As illustrated above, administered price inflation surged to 7.55% last calendar year compared with only 2.58% inflation for market goods and services (excluding volatile items).
“Non-tradables or domestically generated inflation was the culprit”, noted Joiner on Twitter (X). “Administered price inflation has accelerated sharply, which may be an issue for the RBA given its policy does have the same effect in that space”.
“The likelihood being it has to work harder to dampen inflation elsewhere”.
The surge in administered price inflation poses a headache for the RBA. These prices often behave differently from the rest of the inflation basket because they are not set by supply and demand.
Since administered prices are not market‑driven, the RBA can’t directly influence them with interest rates, meaning they will need to squeeze other areas harder to get overall CPI inflation down.

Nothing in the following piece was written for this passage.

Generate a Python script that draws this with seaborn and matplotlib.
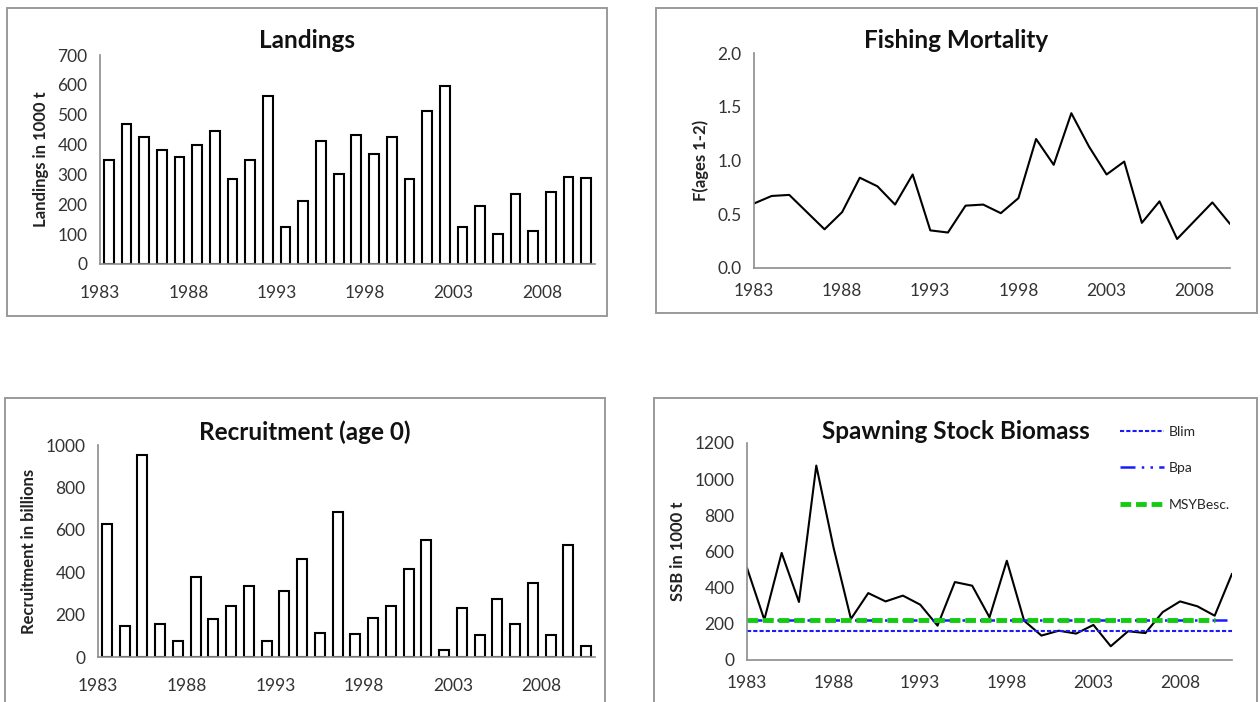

Ultimately, Australia’s governments need to take responsibility for taming inflation via fiscal and energy policies. The simple blunt instrument of interest rates won’t cut it.
A case in point is electricity prices, illustrated below by Alex Joiner. While they fell in the quarter according to the CPI figures, the respite will be short-lived as rebates roll off and the reality of actual electricity prices flows through to households:

As gas and electricity prices continue to rise due to government policy failure, such increases will continue to stoke inflation across the supply chain.